▶ _Task requirements_:
Return the lines below exactly, from the first line to the line that contains "0.003, 0.003, 0.002]". Leave out pictures.

—————

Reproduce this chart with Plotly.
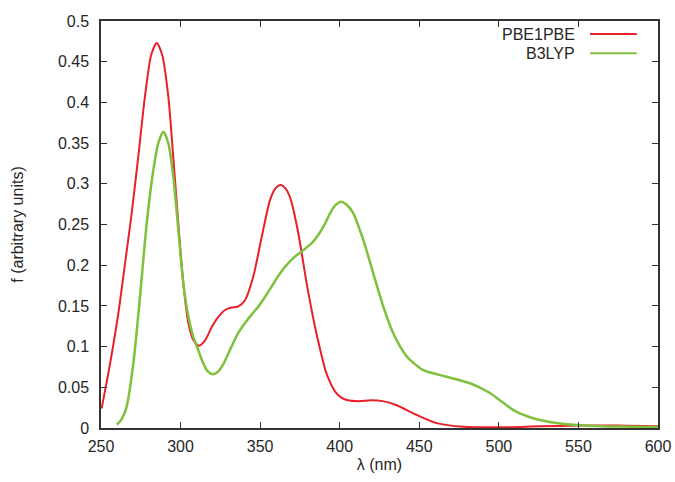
import plotly.graph_objects as go

# wavelengths (nm) and oscillator strengths
pbe_wl = [250.4, 255.7, 260.9, 265.1, 269.3, 273.4, 277.6, 281.5, 285, 288.5,
          292.3, 295.4, 298.6, 301.7, 304.9, 308, 311.5, 315.5, 319.6, 323.5,
          328, 332, 336, 340.5, 345.7, 351, 356.2, 359.5, 362.9, 366, 369,
          374, 379.2, 384.5, 388, 391, 394, 397, 400.5, 405, 412, 420, 427,
          435.8, 448.4, 461, 477.7, 500, 525, 550, 575, 600]
pbe_f = [0.024, 0.079, 0.141, 0.202, 0.264, 0.333, 0.407, 0.458, 0.473, 0.458,
         0.407, 0.333, 0.251, 0.178, 0.129, 0.108, 0.101, 0.108, 0.124, 0.136,
         0.145, 0.148, 0.149, 0.157, 0.186, 0.235, 0.280, 0.294, 0.2985, 0.294,
         0.282, 0.239, 0.178, 0.124, 0.094, 0.071, 0.056, 0.045, 0.038, 0.034,
         0.033, 0.034, 0.033, 0.028, 0.016, 0.006, 0.0015, 0.0008, 0.002,
         0.003, 0.003, 0.002]

b3lyp_wl = [259.9, 263, 266.1, 270.3, 274.5, 278.7, 282.9, 286, 289.2, 292.3,
            295.4, 298.6, 301.7, 304.9, 308, 311.1, 313.5, 316.5, 320, 323.5,
            327, 332, 336, 340.5, 344.5, 348.8, 353, 357.3, 361.5, 365.6, 371,
            376.1, 382.4, 386.5, 390.8, 394, 397.5, 400.8, 404.5, 408.5, 414.8,
            421.1, 427.4, 433.7, 442.1, 452.6, 467.2, 481.9, 494.4, 500, 510,
            521.6, 535, 549, 565, 584, 600]
b3lyp_f = [0.004, 0.011, 0.026, 0.079, 0.161, 0.251, 0.317, 0.350, 0.364, 0.350,
           0.309, 0.243, 0.178, 0.137, 0.112, 0.096, 0.083, 0.071, 0.066, 0.069,
           0.079, 0.100, 0.116, 0.129, 0.139, 0.149, 0.161, 0.174, 0.187, 0.198,
           0.209, 0.217, 0.227, 0.237, 0.251, 0.264, 0.274, 0.278, 0.274, 0.264,
           0.231, 0.190, 0.149, 0.116, 0.088, 0.071, 0.063, 0.055, 0.043, 0.035,
           0.021, 0.012, 0.0065, 0.0037, 0.0022, 0.0016, 0.001]

x_ticks = [250, 300, 350, 400, 450, 500, 550, 600]
y_ticks = [0, 0.05, 0.1, 0.15, 0.2, 0.25, 0.3, 0.35, 0.4, 0.45, 0.5]
y_labels = ['0', '0.05', '0.1', '0.15', '0.2', '0.25', '0.3', '0.35', '0.4',
            '0.45', '0.5']

names = ['PBE1PBE', 'B3LYP']
colors = ['#e8202a', '#7fc03c']

font = dict(family='Liberation Sans, Arial, sans-serif', size=16, color='#262626')

fig = go.Figure()
fig.add_trace(go.Scatter(x=pbe_wl, y=pbe_f, name=names[0], mode='lines',
                         line=dict(color=colors[0], width=2, shape='spline',
                                   smoothing=0.7)))
fig.add_trace(go.Scatter(x=b3lyp_wl, y=b3lyp_f, name=names[1], mode='lines',
                         line=dict(color=colors[1], width=2.5, shape='spline',
                                   smoothing=0.7)))

axis_style = dict(showline=True, linecolor='#333333', linewidth=1.5,
                  mirror='ticks', ticks='inside', ticklen=6,
                  tickcolor='#333333', showgrid=False, zeroline=False,
                  tickfont=font, automargin=False)

fig.update_xaxes(range=[250, 600], tickvals=x_ticks, ticklabelstandoff=3,
                 title=dict(text='λ (nm)', font=font, standoff=5),
                 **axis_style)
fig.update_yaxes(range=[0, 0.5], tickvals=y_ticks, ticktext=y_labels,
                 ticklabelstandoff=7,
                 title=dict(text='f (arbitrary units)', font=font, standoff=30),
                 **axis_style)

# gnuplot-style key: label right-aligned, sample line to its right
for i, (name, color) in enumerate(zip(names, colors)):
    ky = 0.968 - i * 0.047
    fig.add_annotation(x=0.855, y=ky, xref='paper', yref='paper', text=name,
                       showarrow=False, xanchor='right', yanchor='middle',
                       font=font)
    fig.add_shape(type='line', xref='paper', yref='paper', x0=0.878, x1=0.962,
                  y0=ky, y1=ky, line=dict(color=color, width=2))

fig.update_layout(
    width=675, height=482,
    margin=dict(l=101, r=17, t=21, b=54),
    paper_bgcolor='white', plot_bgcolor='white',
    font=font,
    showlegend=False,
)

# drop the browser's default 8px body margin so the figure sits at 0,0
fig.write_html("out.html", config={'displayModeBar': False},
               post_script="document.body.style.margin='0';")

—————

▶ _The answer_:
Reproduce this chart with Plotly.
import plotly.graph_objects as go

# wavelengths (nm) and oscillator strengths
pbe_wl = [250.4, 255.7, 260.9, 265.1, 269.3, 273.4, 277.6, 281.5, 285, 288.5,
          292.3, 295.4, 298.6, 301.7, 304.9, 308, 311.5, 315.5, 319.6, 323.5,
          328, 332, 336, 340.5, 345.7, 351, 356.2, 359.5, 362.9, 366, 369,
          374, 379.2, 384.5, 388, 391, 394, 397, 400.5, 405, 412, 420, 427,
          435.8, 448.4, 461, 477.7, 500, 525, 550, 575, 600]
pbe_f = [0.024, 0.079, 0.141, 0.202, 0.264, 0.333, 0.407, 0.458, 0.473, 0.458,
         0.407, 0.333, 0.251, 0.178, 0.129, 0.108, 0.101, 0.108, 0.124, 0.136,
         0.145, 0.148, 0.149, 0.157, 0.186, 0.235, 0.280, 0.294, 0.2985, 0.294,
         0.282, 0.239, 0.178, 0.124, 0.094, 0.071, 0.056, 0.045, 0.038, 0.034,
         0.033, 0.034, 0.033, 0.028, 0.016, 0.006, 0.0015, 0.0008, 0.002,
         0.003, 0.003, 0.002]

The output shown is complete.